Backend Development 18 min read

Design and Implementation of a Scalable Live‑Streaming Full‑Stream Data System

The article details a scalable live‑stream full‑stream data system that replaces a tightly‑coupled legacy architecture with a producer‑consumer model using a custom key‑value store, bucket sharding, gRPC server‑streaming, versioned caching, and comprehensive observability, achieving sub‑second queries, horizontal scalability, and reliable support for thousands of downstream services.

Bilibili Tech
Bilibili Tech
Bilibili Tech
Design and Implementation of a Scalable Live‑Streaming Full‑Stream Data System

The article introduces the concept of “full‑stream (全量在播)” in live‑streaming, which refers to the complete set of online anchors’ information (room IDs, UIDs, etc.) that serves as the foundational data for many upstream services.
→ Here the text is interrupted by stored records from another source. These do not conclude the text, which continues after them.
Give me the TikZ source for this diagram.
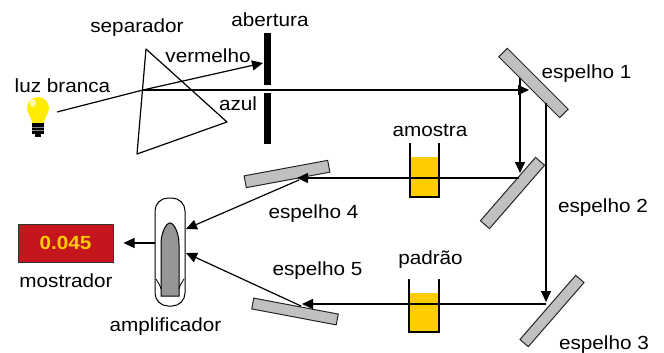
\documentclass[tikz,border=0pt]{standalone}
\usepackage{fontspec}
\setmainfont[FakeStretch=1.09]{Liberation Sans}
\usetikzlibrary{arrows.meta}
\definecolor{mirrorgray}{RGB}{192,192,192}
\definecolor{fluid}{RGB}{255,204,0}
\definecolor{dispred}{RGB}{196,22,28}
\definecolor{bulbyellow}{RGB}{255,236,0}
\definecolor{bulletgray}{RGB}{150,150,150}

\begin{document}
\begin{tikzpicture}[x=1pt,y=1pt,yscale=-1,xscale=1,
  beam/.style={line width=1.2pt},
  ray/.style={line width=1.2pt,-{Triangle[length=11pt,width=10pt]}},
  mirror/.style={draw=black!85,fill=mirrorgray,line width=1pt},
  cuvette/.style={line width=1.2pt},
  lbl/.style={inner sep=0pt,font=\fontsize{19}{22}\selectfont},
  display/.style={draw=black!80,fill=dispred,line width=1pt,minimum width=95pt,minimum height=38pt,text=fluid,font=\fontsize{19}{22}\selectfont\bfseries},
  capsule/.style={draw,fill=white,line width=1pt,minimum width=30pt,minimum height=108pt,rounded corners=13pt}]
\useasboundingbox (0,0) rectangle (664,353);

%Points on the light path
\coordinate (lamp) at (57,112);
\coordinate (pr) at (143,90);
\coordinate (redtip) at (263,63);
\coordinate (m1in) at (529,90);
\coordinate (m1a) at (520,78);
\coordinate (m2in) at (520,173);
\coordinate (m1b) at (546,103);
\coordinate (m3in) at (546,302);
\coordinate (m2out) at (519,178);
\coordinate (m4in) at (297,178);
\coordinate (m3out) at (546,304);
\coordinate (m5in) at (302,304);
\coordinate (m4out) at (299,180);
\coordinate (amp4) at (186,229);
\coordinate (m5out) at (301,306);
\coordinate (amp5) at (186,253);

%Shape: Bulb
\fill[bulbyellow] (38,108) circle (11);
\fill[bulbyellow] (28.5,113) -- (47.5,113) -- (43.5,123) -- (32.5,123) -- cycle;
\fill[white,opacity=0.7] (33,103) ellipse (3 and 4);
\fill[black] (32,123) rectangle (44,134);
\fill[black] (35,134) rectangle (41,137);
\draw[black!45,line width=0.6pt] (32,127) -- (44,127) (32,130.5) -- (44,130.5);

%Shape: Prism
\draw[line width=1.2pt,line join=round] (146,49) -- (227,122) -- (137,154) -- cycle;

%Shape: Aperture
\fill[black] (264,33) rectangle (271,85);
\fill[black] (264,93) rectangle (271,144);

%Shape: Cuvettes
\fill[fluid] (410,157) rectangle (439,197);
\draw[cuvette] (410,143) -- (410,197) -- (439,197) -- (439,143);
\fill[fluid] (409,293) rectangle (439,332);
\draw[cuvette] (409,279) -- (409,332) -- (439,332) -- (439,279);

%Shape: Mirrors
\draw[mirror,shift={(533.5,83)},rotate=45] (-43,-6) rectangle (43,6);
\draw[mirror,shift={(512.5,193)},rotate=-49] (-42,-6) rectangle (42,6);
\draw[mirror,shift={(552,311)},rotate=-49] (-42.5,-5.5) rectangle (42.5,5.5);
\draw[mirror,shift={(287,174)},rotate=-10.5] (-42.5,-6) rectangle (42.5,6);
\draw[mirror,shift={(295,311.5)},rotate=10.7] (-43,-5.5) rectangle (43,5.5);

%Shape: Amplifier
\node[capsule] (amp) at (170,252) {};
\draw[fill=bulletgray,line width=1pt] (161,296) -- (161,244) .. controls (161,233) and (166,223) .. (170,223) .. controls (174,223) and (179,233) .. (179,244) -- (179,296) -- cycle;
\draw[line width=0.8pt] (156,279) .. controls (158,282) and (160,285) .. (161,289);
\draw[line width=0.8pt] (184,279) .. controls (182,282) and (180,285) .. (179,289);

%Shape: Display
\node[display] (disp) at (65.5,243) {0.045};

%Straight Lines: light path
\draw[beam] (lamp) -- (pr);
\draw[ray] (pr) -- (redtip);
\draw[ray] (pr) -- (m1in);
\draw[ray] (m1a) -- (m2in);
\draw[ray] (m1b) -- (m3in);
\draw[ray] (m2out) -- (m4in);
\draw[ray] (m3out) -- (m5in);
\draw[ray] (m4out) -- (amp4);
\draw[ray] (m5out) -- (amp5);
\draw[ray,shorten >=10pt] (amp.west |- disp.east) -- (disp.east);

% Text Node
\node[lbl] (separador) at (137,27.5) {separador};
\node[lbl] (abertura) at (270,20) {abertura};
\node[lbl] (vermelho) at (208,56) {vermelho};
\node[lbl] (luz) at (62.5,85.5) {luz branca};
\node[lbl] (azul) at (238,104) {azul};
\node[lbl] (esp1) at (586.5,73.5) {espelho 1};
\node[lbl] (amostra) at (430,130) {amostra};
\node[lbl] (esp2) at (603,207.5) {espelho 2};
\node[lbl] (esp4) at (313.5,214) {espelho 4};
\node[lbl] (esp5) at (317.5,271) {espelho 5};
\node[lbl] (padrao) at (430.5,259.5) {padrão};
\node[lbl] (esp3) at (604,344.5) {espelho 3};
\node[lbl] (mostrador) at (66,280.5) {mostrador};
\node[lbl] (amplificador) at (165.5,327) {amplificador};

\end{tikzpicture}
\end{document}
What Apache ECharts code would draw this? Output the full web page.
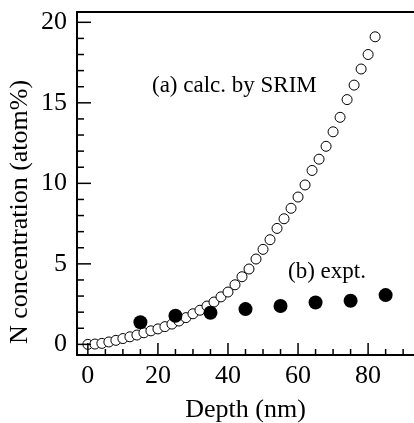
<!DOCTYPE html>
<html><head><meta charset="utf-8">
<script src="https://cdn.jsdelivr.net/npm/echarts@6/dist/echarts.min.js"></script>
<style>html,body{margin:0;padding:0;background:#fff}#c{width:414px;height:423px}</style>
</head><body><div id="c"></div>
<script>
const calcDepth = [0,2,4,6,8,10,12,14,16,18,20,22,24,26,28,30,32,34,36,38,40,42,44,46,48,50,52,54,56,58,60,62,64,66,68,70,72,74,76,78,80,82];
const calcConc = [0.00,0.02,0.06,0.15,0.25,0.36,0.47,0.58,0.72,0.84,0.96,1.10,1.26,1.45,1.66,1.90,2.12,2.38,2.63,2.95,3.25,3.70,4.20,4.68,5.30,5.90,6.50,7.20,7.80,8.45,9.15,9.90,10.8,11.5,12.3,13.2,14.1,15.2,16.1,17.1,18.0,19.1];
const exptDepth = [15,25,35,45,55,65,75,85];
const exptConc = [1.37,1.78,1.96,2.19,2.38,2.60,2.71,3.06];
const xTickLabels = [0,20,40,60,80];
const yTickLabels = [0,5,10,15,20];
const xMinorTicks = [5,10,15,25,30,35,45,50,55,65,70,75,85,90];
const yMinorTicks = [1,2,3,4,6,7,8,9,11,12,13,14,16,17,18,19];
const labelA = '(a) calc. by SRIM';
const labelB = '(b) expt.';
const xTitle = 'Depth (nm)';
const yTitle = 'N concentration (atom%)';

const FONT = '"Liberation Serif", "Times New Roman", serif';
const X_MIN = -3.1, X_MAX = 93.1, Y_MIN = -0.66, Y_MAX = 20.64;

const chart = echarts.init(document.getElementById('c'), null, {renderer: 'canvas'});
const near = (v, arr) => arr.some(t => Math.abs(t - v) < 1e-6);

function tickSeries(values, vertical, len) {
  return {
    type: 'custom', silent: true, clip: false, z: 5,
    data: values.map(v => vertical ? [v, Y_MIN] : [X_MIN, v]),
    renderItem: (params, api) => {
      const p = api.coord([api.value(0), api.value(1)]);
      const shape = vertical
        ? {x1: p[0], y1: p[1], x2: p[0], y2: p[1] - len}
        : {x1: p[0], y1: p[1], x2: p[0] + len, y2: p[1]};
      return {type: 'line', shape: shape, style: {stroke: '#000', lineWidth: 1.5}};
    }
  };
}

chart.setOption({
  animation: false,
  backgroundColor: '#fff',
  grid: {left: 77, right: 0, top: 12, bottom: 68, containLabel: false, outerBoundsMode: 'none'},
  xAxis: [{
    type: 'value', min: X_MIN, max: X_MAX, splitNumber: 5, position: 'bottom',
    axisLine: {show: true, onZero: false, lineStyle: {color: '#000', width: 2}},
    axisTick: {show: false}, minorTick: {show: false},
    splitLine: {show: false}, minorSplitLine: {show: false},
    axisLabel: {show: true, margin: 8, color: '#000', fontFamily: FONT, fontSize: 26,
      formatter: v => near(v, xTickLabels) ? String(Math.round(v)) : ''},
    name: xTitle, nameLocation: 'middle', nameGap: 42,
    nameTextStyle: {color: '#000', fontFamily: FONT, fontSize: 26}
  }, {
    type: 'value', min: X_MIN, max: X_MAX, splitNumber: 5, position: 'top',
    axisLine: {show: true, onZero: false, lineStyle: {color: '#000', width: 2}},
    axisTick: {show: false}, minorTick: {show: false},
    axisLabel: {show: false}, splitLine: {show: false}
  }],
  yAxis: [{
    type: 'value', min: Y_MIN, max: Y_MAX, splitNumber: 4, position: 'left',
    axisLine: {show: true, onZero: false, lineStyle: {color: '#000', width: 2}},
    axisTick: {show: false}, minorTick: {show: false},
    splitLine: {show: false}, minorSplitLine: {show: false},
    axisLabel: {show: true, margin: 10, color: '#000', fontFamily: FONT, fontSize: 26,
      formatter: v => near(v, yTickLabels) ? String(Math.round(v)) : ''}
  }],
  graphic: [
    {type: 'text', x: 152, y: 86, style: {text: labelA, font: '23px ' + FONT, fill: '#000', align: 'left', verticalAlign: 'middle'}},
    {type: 'text', x: 288, y: 272, style: {text: labelB, font: '23px ' + FONT, fill: '#000', align: 'left', verticalAlign: 'middle'}},
    {type: 'text', x: 20, y: 212, rotation: Math.PI / 2, style: {text: yTitle, font: '26px ' + FONT, fill: '#000', align: 'center', verticalAlign: 'middle'}}
  ],
  series: [
    tickSeries(xTickLabels, true, 12),
    tickSeries(xMinorTicks, true, 6),
    tickSeries(yTickLabels, false, 14),
    tickSeries(yMinorTicks, false, 7),
  {
    type: 'scatter', name: 'calc', symbol: 'circle', symbolSize: 10,
    itemStyle: {color: '#fff', borderColor: '#000', borderWidth: 1, opacity: 1},
    emphasis: {disabled: true},
    data: calcDepth.map((d, i) => [d, calcConc[i]])
  }, {
    type: 'scatter', name: 'expt', symbol: 'circle', symbolSize: 14,
    itemStyle: {color: '#000', opacity: 1},
    emphasis: {disabled: true},
    data: exptDepth.map((d, i) => [d, exptConc[i]])
  }]
});
</script></body></html>
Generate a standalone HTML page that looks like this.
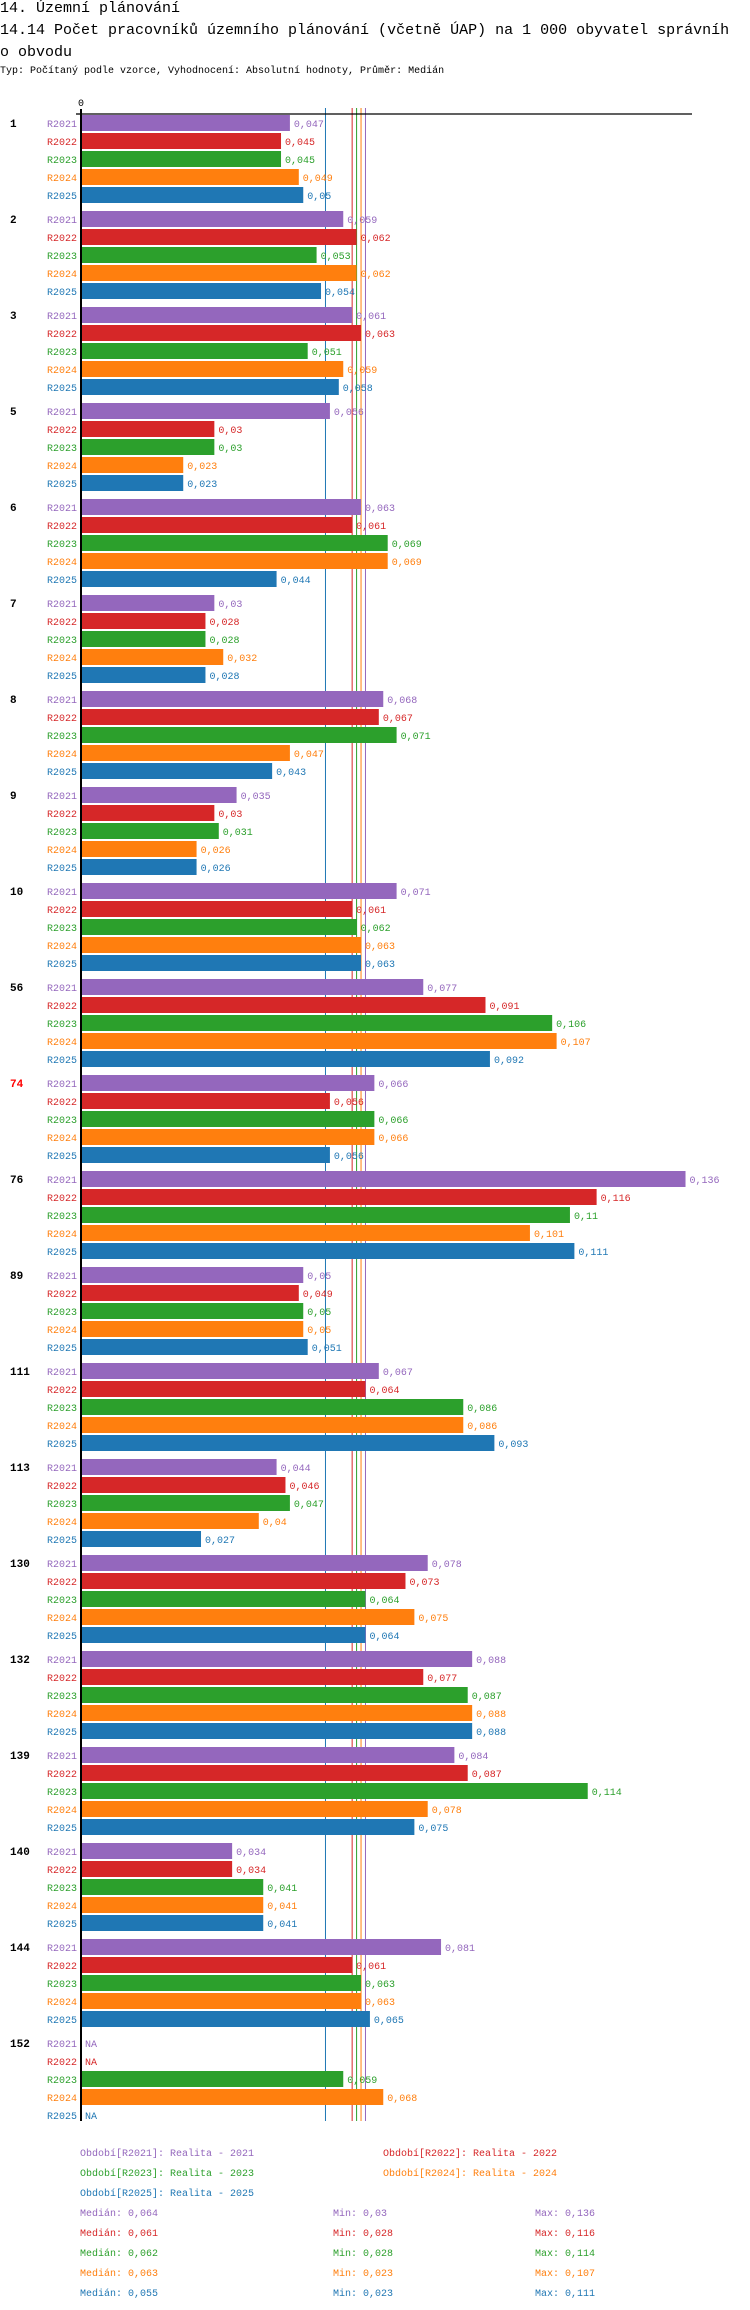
<!DOCTYPE html>
<html><head><meta charset="utf-8">
<style>
body{margin:0;background:#fff;width:750px;height:2310px;overflow:hidden;font-family:"Liberation Mono",monospace;}
.t{position:absolute;left:0;font-size:15px;color:#000;white-space:nowrap;}
.s{position:absolute;left:0;top:66px;font-size:10px;white-space:nowrap;}
</style></head><body>
<div class="t" style="top:0px">14. Územní plánování</div>
<div class="t" style="top:22px">14.14 Počet pracovníků územního plánování (včetně ÚAP) na 1 000 obyvatel správníh</div>
<div class="t" style="top:44px">o obvodu</div>
<div class="s">Typ: Počítaný podle vzorce, Vyhodnocení: Absolutní hodnoty, Průměr: Medián</div>
<svg id="c" width="750" height="2310" style="position:absolute;left:0;top:0" xmlns="http://www.w3.org/2000/svg"></svg>
<script>
const groups=["1","2","3","5","6","7","8","9","10","56","74","76","89","111","113","130","132","139","140","144","152"];
const series=["R2021","R2022","R2023","R2024","R2025"];
const v2021=[0.047,0.059,0.061,0.056,0.063,0.03,0.068,0.035,0.071,0.077,0.066,0.136,0.05,0.067,0.044,0.078,0.088,0.084,0.034,0.081,null];
const v2022=[0.045,0.062,0.063,0.03,0.061,0.028,0.067,0.03,0.061,0.091,0.056,0.116,0.049,0.064,0.046,0.073,0.077,0.087,0.034,0.061,null];
const v2023=[0.045,0.053,0.051,0.03,0.069,0.028,0.071,0.031,0.062,0.106,0.066,0.11,0.05,0.086,0.047,0.064,0.087,0.114,0.041,0.063,0.059];
const v2024=[0.049,0.062,0.059,0.023,0.069,0.032,0.047,0.026,0.063,0.107,0.066,0.101,0.05,0.086,0.04,0.075,0.088,0.078,0.041,0.063,0.068];
const v2025=[0.05,0.054,0.058,0.023,0.044,0.028,0.043,0.026,0.063,0.092,0.056,0.111,0.051,0.093,0.027,0.064,0.088,0.075,0.041,0.065,null];
const medians=[0.064,0.061,0.062,0.063,0.055];
const mins=[0.03,0.028,0.028,0.023,0.023];
const maxs=[0.136,0.116,0.114,0.107,0.111];
const legendNames=["Realita - 2021","Realita - 2022","Realita - 2023","Realita - 2024","Realita - 2025"];
const highlightGroup="74";
const vals=[v2021,v2022,v2023,v2024,v2025];
const colors=["#9467bd","#d62728","#2ca02c","#ff7f0e","#1f77b4"];
const X0=81,K=4445,Y0=115,GP=96,BP=18,BH=16;
const x=v=>X0+v*K;
const yG=g=>Y0+g*GP;
const svg=document.getElementById('c');
const NS="http://www.w3.org/2000/svg";
function mk(t,a){const e=document.createElementNS(NS,t);for(const k in a)e.setAttribute(k,a[k]);svg.appendChild(e);return e;}
const fmt=v=>String(v).replace('.',',');
const bottom=yG(groups.length-1)+5*BP-4;
// median lines
medians.forEach((m,i)=>{const l=mk('line',{x1:x(m),x2:x(m),y1:108,y2:bottom,stroke:colors[i],'stroke-width':1});

});
groups.forEach((g,gi)=>{
  const gy=yG(gi);
  const gl=mk('text',{x:10,y:gy+12,'font-size':11,'font-weight':'bold',fill:g===highlightGroup?'#ff0000':'#000','font-family':'Liberation Mono, monospace'});
  gl.textContent=g;
  
  
  series.forEach((s,si)=>{
    const by=gy+si*BP;const v=vals[si][gi];
    const sl=mk('text',{x:77,y:by+12,'font-size':10,fill:colors[si],'text-anchor':'end','font-family':'Liberation Mono, monospace'});
    sl.textContent=s;
    
    
    if(v===null){
      const na=mk('text',{x:85,y:by+12,'font-size':10,fill:colors[si],'font-family':'Liberation Mono, monospace'});
      na.textContent='NA';
      
      
      return;
    }
    const r=mk('rect',{x:X0,y:by,width:x(v)-X0,height:BH,fill:colors[si]});
    
    
    const vl=mk('text',{x:x(v)+4,y:by+12,'font-size':10,fill:colors[si],'font-family':'Liberation Mono, monospace'});
    vl.textContent=fmt(v);
    
    
  });
});
// axes
const ax=mk('line',{x1:X0,x2:692,y1:114,y2:114,stroke:'#000','stroke-width':1.3});


const ay=mk('line',{x1:X0,x2:X0,y1:109,y2:bottom,stroke:'#000','stroke-width':2});


const tk=mk('line',{x1:76,x2:X0,y1:114,y2:114,stroke:'#000','stroke-width':1.3});


const t0=mk('text',{x:X0,y:106,'font-size':10,'text-anchor':'middle','font-family':'Liberation Mono, monospace'});
t0.textContent='0';


// legend
const lpos=[[80,2156],[383,2156],[80,2176],[383,2176],[80,2196]];
series.forEach((s,i)=>{
  const t=mk('text',{x:lpos[i][0],y:lpos[i][1],'font-size':10,fill:colors[i],'font-family':'Liberation Mono, monospace'});
  t.textContent='Období['+s+']: '+legendNames[i];
  
  
  const y=2216+i*20;
  [[80,'Medián: '+fmt(medians[i]),'median'],[333,'Min: '+fmt(mins[i]),'min'],[535,'Max: '+fmt(maxs[i]),'max']].forEach(d=>{
    const e=mk('text',{x:d[0],y:y,'font-size':10,fill:colors[i],'font-family':'Liberation Mono, monospace'});
    e.textContent=d[1];
    
    
  });
});
</script>
</body></html>
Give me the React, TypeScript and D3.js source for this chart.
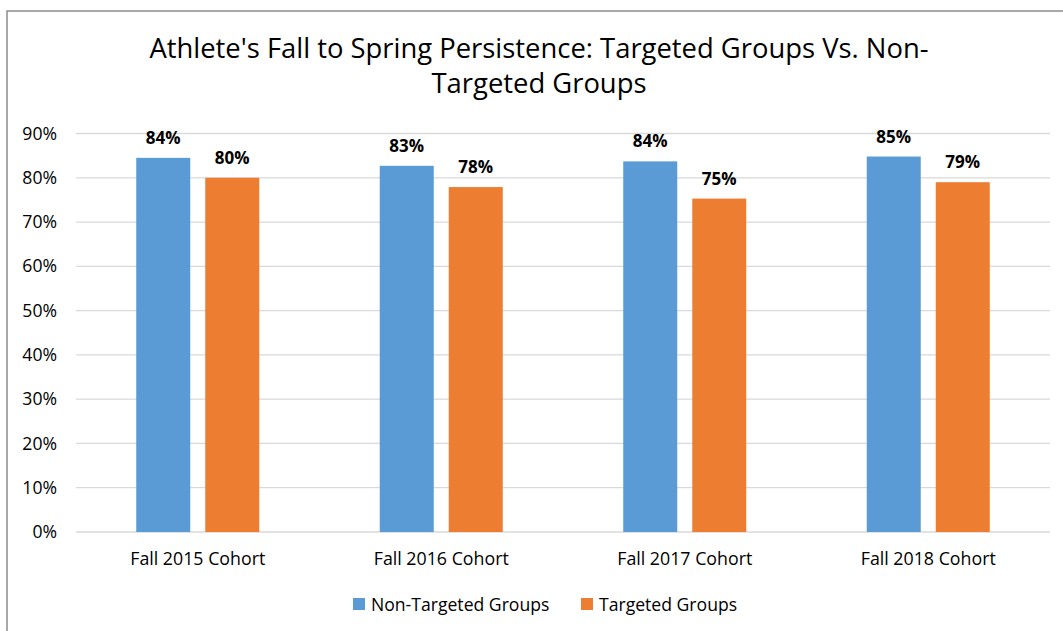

Existing legacy systems could not support higher traffic volumes and had caused several production incidents due to slow queries, large payloads, and tightly coupled architecture.

Challenges

1. Legacy system is tightly coupled with room‑service resources and needs to be decoupled.

2. Full‑scan SQL jobs cannot finish within 5 seconds, leading to DB throttling and time‑outs.

3. Interfaces are fragmented, non‑standard, and return massive payloads (>10 MB).

4. Storing millions of keys in Redis creates large‑key risks.

5. The system runs in a multi‑zone active‑active setup and must preserve that property.

6. Low real‑time capability and poor horizontal scalability cause hot‑key problems.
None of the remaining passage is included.